As I was practicing my talk while working in my daughter’s room (yes, I’m even tackling that!), I realized that I have come a long way.  Sometimes it doesn’t feel that way, but I have.  When I speak, I share how it used to take me two weeks to be ready for company to come over.  One week to declutter (which really means I shoved everything in the master bedroom and locked the door), and another week to clean. (They’re supposed to laugh at the master bedroom thing.)

Now, I can be ready in two days.  An emergency party (is there such a thing?) could happen in a few hours, but two days should get me to let-the-MIL-through-the-front-door status. Even after a busy week/month/year.

It’s a good feeling.

As part of today’s Decluttering Festivities I tackled a spot that has bugged the blankety-blank out of me lately.  I’ve been pretending that the people who come for homegroups don’t see it, even though I know they do.  It’s a huge eyesore.

Ready?

 

I know.  It took some serious Intentional Slob Vision to pretend that didn’t exist!

I sort-of kind-of went through the papers.  Meaning, I trashed the things that obviously needed to be trashed like receipts for lettuce purchased in 2011 and school calendars from months gone by.

But I didn’t go through each and every envelope and piece of paper making decisions.  Instead, I rearranged the things in the cabinet (that I never use anyway since I can’t get INto the cabinet), forced the lid of the file-box shut, and used a cabinet shelf to store the remaining papers.

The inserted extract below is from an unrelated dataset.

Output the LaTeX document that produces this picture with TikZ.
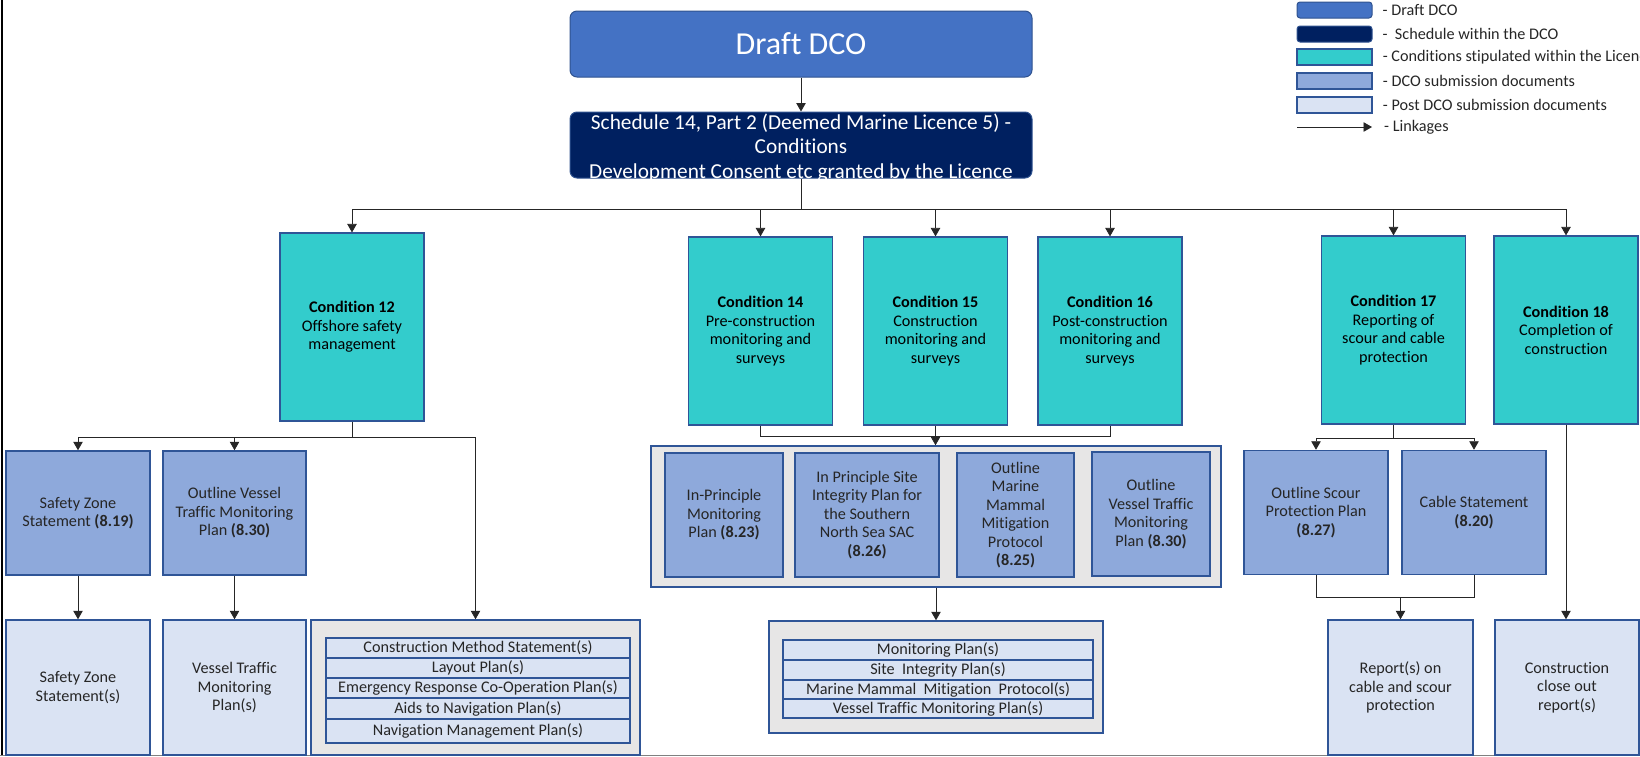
\documentclass[tikz,border=0pt]{standalone}
\usepackage{fontspec}
\setmainfont{Carlito}[Ligatures={NoCommon}]
\usepackage{tikz}
\usetikzlibrary{positioning,arrows.meta}
\definecolor{DcoBlue}{HTML}{4472C4}
\definecolor{DcoEdge}{HTML}{2F528F}
\definecolor{SchedNavy}{HTML}{002060}
\definecolor{CondTeal}{HTML}{33CCCC}
\definecolor{SubBlue}{HTML}{8EA9DB}
\definecolor{PostBlue}{HTML}{DAE3F3}
\definecolor{PanelGrey}{HTML}{E7E6E6}
\definecolor{EdgeBlue}{HTML}{2F5597}
\definecolor{LinkGrey}{HTML}{262626}

\begin{document}
\begin{tikzpicture}[x=1pt, y=-1pt,
    txt/.style={font=\fontsize{16.2}{18.5}\selectfont, align=center, inner sep=0pt, text=LinkGrey},
    dcobox/.style={txt, draw=DcoEdge, fill=DcoBlue, rounded corners=7pt, line width=1pt, text=white},
    schedbox/.style={draw=DcoEdge, fill=SchedNavy, rounded corners=7pt, line width=1pt},
    condbox/.style={txt, draw=EdgeBlue, fill=CondTeal, line width=1.2pt, minimum width=144pt, minimum height=188pt, text=black},
    subbox/.style={txt, draw=EdgeBlue, fill=SubBlue, line width=1.5pt, minimum height=124pt},
    postbox/.style={txt, draw=EdgeBlue, fill=PostBlue, line width=1.5pt, minimum width=144pt, minimum height=135pt},
    panel/.style={draw=EdgeBlue, fill=PanelGrey, line width=1.5pt},
    rowbox/.style={txt, draw=EdgeBlue, fill=PostBlue, line width=1.6pt},
    wire/.style={draw=LinkGrey, line width=0.8pt},
    link/.style={wire, -{Triangle[width=9.5pt,length=8.5pt]}},
    key/.style={txt, anchor=west}]
  \useasboundingbox (0,0) rectangle (1640,756);
  \draw[black, line width=1.5pt] (2,0) -- (2,756);
  \draw[gray, line width=1pt] (0,755.5) -- (1640,755.5);

  % top of the tree
  \node[dcobox, minimum width=462pt, minimum height=66pt, font=\fontsize{32}{36}\selectfont] (dco) at (801,44) {Draft DCO};
  \node[schedbox, minimum width=462pt, minimum height=66pt] (sched) at (801,145) {};
  \node[txt, text=white, font=\fontsize{21.3}{24.5}\selectfont] (schedTxt) at (801,148) {Schedule 14, Part 2 (Deemed Marine Licence 5) -\\Conditions\\Development Consent etc granted by the Licence};

  \node[condbox] (c12) at (352,327) {\textbf{Condition 12}\\Offshore safety\\management};
  \node[condbox] (c14) at (760.5,331) {\textbf{Condition 14}\\Pre-construction\\monitoring and\\surveys};
  \node[condbox] (c15) at (935.5,331) {\textbf{Condition 15}\\Construction\\monitoring and\\surveys};
  \node[condbox] (c16) at (1110,331) {\textbf{Condition 16}\\Post-construction\\monitoring and\\surveys};
  \node[condbox] (c17) at (1393.5,330) {\textbf{Condition 17}\\Reporting of\\scour and cable\\protection};
  \node[condbox] (c18) at (1566,330) {\textbf{Condition 18}\\Completion of\\construction};

  \draw[link] (dco.south) -- (sched.north);
  \coordinate (bus) at (801,209);
  \draw[wire] (sched.south) -- (bus);
  \draw[link] (bus) -| (c12.north);
  \draw[link] (bus) -| (c14.north);
  \draw[link] (bus) -| (c15.north);
  \draw[link] (bus) -| (c16.north);
  \draw[link] (bus) -| (c17.north);
  \draw[link] (bus) -| (c18.north);

  % condition 12 branch
  \node[subbox, minimum width=144pt] (szs) at (78,513) {Safety Zone\\Statement \textbf{(8.19)}};
  \node[subbox, minimum width=143pt] (ovtmpA) at (234.5,513) {Outline Vessel\\Traffic Monitoring\\Plan \textbf{(8.30)}};
  \node[postbox] (szsPost) at (78,687.5) {Safety Zone\\Statement(s)};
  \node[postbox, minimum width=143pt] (vtmpPost) at (234.5,687.5) {Vessel Traffic\\Monitoring\\Plan(s)};
  \node[panel, minimum width=329pt, minimum height=135pt] (panelA) at (475.5,687.5) {};
  \node[rowbox, minimum width=304pt, minimum height=20pt] (rowA1) at (478,648) {Construction Method Statement(s)};
  \node[rowbox, minimum width=304pt, minimum height=20pt] (rowA2) at (478,668) {Layout Plan(s)};
  \node[rowbox, minimum width=304pt, minimum height=20pt] (rowA3) at (478,688) {Emergency Response Co-Operation Plan(s)};
  \node[rowbox, minimum width=304pt, minimum height=21pt] (rowA4) at (478,708.5) {Aids to Navigation Plan(s)};
  \node[rowbox, minimum width=304pt, minimum height=24pt] (rowA5) at (478,731) {Navigation Management Plan(s)};

  \coordinate (busA) at (352,437);
  \draw[wire] (c12.south) -- (busA);
  \draw[link] (busA) -| (szs.north);
  \draw[link] (busA) -| (ovtmpA.north);
  \draw[link] (busA) -| (panelA.north);
  \draw[link] (szs.south) -- (szsPost.north);
  \draw[link] (ovtmpA.south) -- (vtmpPost.north);

  % conditions 14 to 16
  \node[panel, minimum width=570pt, minimum height=141pt] (panelB) at (936,516.5) {};
  \node[subbox, minimum width=118pt] (ipmp) at (724,515) {In-Principle\\Monitoring\\Plan \textbf{(8.23)}};
  \node[subbox, minimum width=144pt] (ipsip) at (867,515) {In Principle Site\\Integrity Plan for\\the Southern\\North Sea SAC\\\textbf{(8.26)}};
  \node[subbox, minimum width=117pt] (ommmp) at (1015.5,515) {Outline\\Marine\\Mammal\\Mitigation\\Protocol\\\textbf{(8.25)}};
  \node[subbox, minimum width=118pt] (ovtmpB) at (1151,514) {Outline\\Vessel Traffic\\Monitoring\\Plan \textbf{(8.30)}};
  \node[panel, minimum width=334pt, minimum height=112pt] (panelC) at (936,677) {};
  \node[rowbox, minimum width=310pt, minimum height=20pt] (rowC1) at (938,650) {Monitoring Plan(s)};
  \node[rowbox, minimum width=310pt, minimum height=20pt] (rowC2) at (938,670) {Site~ Integrity Plan(s)};
  \node[rowbox, minimum width=310pt, minimum height=19pt] (rowC3) at (938,689.5) {Marine Mammal~ Mitigation~ Protocol(s)};
  \node[rowbox, minimum width=310pt, minimum height=19pt] (rowC4) at (938,708.5) {Vessel Traffic Monitoring Plan(s)};

  \coordinate (busB) at (936,436);
  \draw[wire] (c14.south) |- (busB) -| (c16.south);
  \draw[link] (c15.south) -- (c15.south |- panelB.north);
  \draw[link] (panelB.south) -- (panelC.north);

  % conditions 17 and 18
  \node[subbox, minimum width=144pt] (ospp) at (1316,512.5) {Outline Scour\\Protection Plan\\\textbf{(8.27)}};
  \node[subbox, minimum width=144pt] (cable) at (1474,512.5) {Cable Statement\\\textbf{(8.20)}};
  \node[postbox, minimum width=145pt] (report) at (1400.5,687.5) {Report(s) on\\cable and scour\\protection};
  \node[postbox] (closeout) at (1567,687.5) {Construction\\close out\\report(s)};

  \coordinate (busC) at (1393.5,438);
  \draw[wire] (c17.south) -- (busC);
  \draw[link] (busC) -| (ospp.north);
  \draw[link] (busC) -| (cable.north);
  \coordinate (busD) at (1400.5,597);
  \draw[wire] (ospp.south) |- (busD) -| (cable.south);
  \draw[link] (busD) -- (report.north);
  \draw[link] (c18.south) -- (c18.south |- closeout.north);

  % key
  \node[dcobox, rounded corners=3pt, minimum width=75pt, minimum height=16pt] (keyDco) at (1334.5,10) {};
  \node[key, right=10pt of keyDco] (keyDcoTxt) {- Draft DCO};
  \node[schedbox, rounded corners=3pt, minimum width=75pt, minimum height=16pt] (keySched) at (1334.5,34) {};
  \node[key, right=10pt of keySched] (keySchedTxt) {-~ Schedule within the DCO};
  \node[condbox, minimum width=75pt, minimum height=16pt] (keyCond) at (1334.5,57) {};
  \node[key, right=10pt of keyCond] (keyCondTxt) {- Conditions stipulated within the Licence};
  \node[subbox, minimum width=75pt, minimum height=16pt] (keySub) at (1334.5,81) {};
  \node[key, right=10pt of keySub] (keySubTxt) {- DCO submission documents};
  \node[postbox, minimum width=75pt, minimum height=16pt] (keyPost) at (1334.5,105) {};
  \node[key, right=10pt of keyPost] (keyPostTxt) {- Post DCO submission documents};
  \coordinate (keyLinkA) at (1297,127);
  \coordinate (keyLinkB) at (1372,127);
  \draw[link] (keyLinkA) -- (keyLinkB);
  \node[key] (keyLinkTxt) at (1384,127) {- Linkages};
\end{tikzpicture}
\end{document}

I conveniently forgot to take a picture of how not-great that looked, but did take a picture of the newly cleared, ready-for-a-mother-in-law counter.

My short-term goal:  Open the door and shove paper on that shelf instead of absent-mindedly placing it on that way-too-convenient counter space.

My long term goal:  Come up with a filing system that can be stored on that shelf.  Oh, and part two of that goal is to actually use whatever system I find.

How is this better than my pre-blog methods?  Well, pre-blog there were about twenty other piles like this one around the house. Feeling completely overwhelmed with piles, I generally dumped them in laundry baskets or random boxes and moved them to the master bedroom.

Shoving one pile into a place that can truly serve as its home?  I call that progress.